I recommend this book to all women. For those who are deciding between motherhood or not, it’s a good way to examine a point of view that is not the majority. If you’ve already made the “not” choice, these tales will give you the sense of community and support that mothers get and the rest of us seem to miss out on. For women with children, this book will help you understand that crazy friend of yours who just won’t settle down and have kids. And for parents with intentionally child-free children, the stories in this book may help enlighten you about why your offspring has made this choice.

I know I’ll miss out on a lot of things by not having kids but, hey, if I did have kids I probably wouldn’t be sitting in this fabulous CHALET right now!

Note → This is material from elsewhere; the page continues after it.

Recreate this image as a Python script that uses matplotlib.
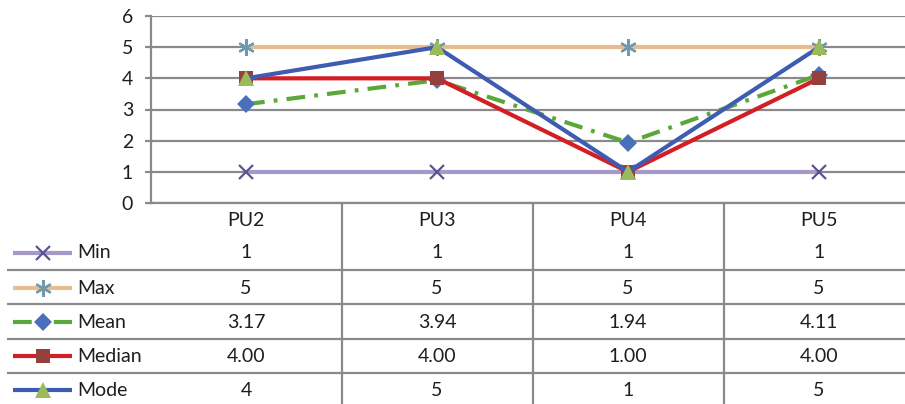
import matplotlib
matplotlib.use("Agg")
import matplotlib.pyplot as plt
import matplotlib.transforms as mtransforms

plt.rcParams['font.family'] = ['Lato', 'DejaVu Sans']

categories = ['PU2', 'PU3', 'PU4', 'PU5']
series_names = ['Min', 'Max', 'Mean', 'Median', 'Mode']
min_vals = [1, 1, 1, 1]
max_vals = [5, 5, 5, 5]
mean_vals = [3.17, 3.94, 1.94, 4.11]
median_vals = [4.00, 4.00, 1.00, 4.00]
mode_vals = [4, 5, 1, 5]
value_fmt = ['{:d}', '{:d}', '{:.2f}', '{:.2f}', '{:d}']
y_ticks = [0, 1, 2, 3, 4, 5, 6]

styles = {
    'Min': dict(color='#A698C8', ls='-', marker='x', mec='#5E5290', mfc='#5E5290', ms=10, mew=1.6),
    'Max': dict(color='#E9BC8E', ls='-', marker=(6, 2, 0), mec='#6E9AB0', mfc='#6E9AB0', ms=12, mew=1.6),
    'Mean': dict(color='#5AA83A', ls=(0, (4.5, 2.2, 0.9, 2.2)), marker='D', mec='#4A70BC', mfc='#4A70BC', ms=9, mew=0),
    'Median': dict(color='#D41E25', ls='-', marker='s', mec='#96403D', mfc='#96403D', ms=10, mew=0),
    'Mode': dict(color='#3D5CB2', ls='-', marker='^', mec='#9BBB59', mfc='#9BBB59', ms=11, mew=0),
}
values = [min_vals, max_vals, mean_vals, median_vals, mode_vals]

W, H = 905, 404
fs = 14
txt_c = '#1E1E1E'
fig = plt.figure(figsize=(W / 100, H / 100), dpi=100)

# plot area: x from 0..4 maps to one table column per category
left, right, top, bottom = 150.5, 914.5, 16, 203
ax = fig.add_axes([left / W, (H - bottom) / H, (right - left) / W, (bottom - top) / H])
ax.set_xlim(0, len(categories))
ax.set_ylim(0, 6)
ax.set_yticks(y_ticks)
ax.set_xticks([])
ax.yaxis.grid(True, color='#8A8A8A', lw=1.6)
ax.set_axisbelow(True)
for s in ['top', 'right']:
    ax.spines[s].set_visible(False)
for s in ['left', 'bottom']:
    ax.spines[s].set_color('#8A8A8A')
    ax.spines[s].set_linewidth(1.6)
ax.tick_params(axis='y', length=4.5, width=1.6, color='#8A8A8A', pad=8,
               labelsize=fs, labelcolor=txt_c)

xs = [i + 0.5 for i in range(len(categories))]
for name, vals in zip(series_names, values):
    st = styles[name]
    ax.plot(xs, vals, color=st['color'], ls=st['ls'], lw=3.0, marker=st['marker'],
            ms=st['ms'], mec=st['mec'], mfc=st['mfc'], mew=st['mew'],
            dash_capstyle='butt', solid_capstyle='butt', zorder=3)

# data table under the chart, in pixel coordinates
tb = fig.add_axes([0, 0, 1, 1], zorder=-1)
tb.set_xlim(0, W)
tb.set_ylim(H, 0)
tb.axis('off')
colx = mtransforms.blended_transform_factory(ax.transData, tb.transData)

grid_c = '#8A8A8A'
row_y = [253, 288, 322, 356, 390]
sep_y = [270, 304, 339, 373]
tb.hlines(sep_y, 7, W, color=grid_c, lw=1.6)
tb.vlines(range(1, len(categories) + 1), bottom, H, color=grid_c, lw=1.6, transform=colx)

for x, cat in zip(xs, categories):
    tb.text(x, 220, cat, transform=colx, ha='center', va='center', fontsize=fs, color=txt_c)

for name, vals, fmt, y in zip(series_names, values, value_fmt, row_y):
    st = styles[name]
    tb.plot([13, 72], [y, y], color=st['color'], ls=st['ls'], lw=3.0,
            dash_capstyle='butt', solid_capstyle='butt')
    tb.plot([43], [y], marker=st['marker'], ms=st['ms'], mec=st['mec'],
            mfc=st['mfc'], mew=st['mew'], ls='none')
    tb.text(77, y, name, ha='left', va='center', fontsize=fs, color=txt_c)
    for x, v in zip(xs, vals):
        tb.text(x, y, fmt.format(v), transform=colx, ha='center', va='center',
                fontsize=fs, color=txt_c)

fig.savefig('out.png', dpi=100)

Anyway, I’ll be happy to lend out my copy of “Pride and Joy” – right after I get it signed this weekend! Yes, it will be a very authorly weekend as one of our other guests – at the chalet (love it!) – will be Sue Carlson, aka Miss Sue (and hubby “All-in-Jim”), who wrote the Children’s book I Chronicled about a ways back, “Why Do Donuts Have Holes?” You will find a link to both Terri and Sue’s books on the left side of this screen. And soon you will find a link to my book, “Why Building a Lego Bridge to the Moon is Less Work and More Fun Than Editing Your first Novel”.

Well, speaking of editing, sigh; I must get back to it. Next week I will put on a ton of pictures featuring…

The chalet!!!

Question: What book are you reading right now?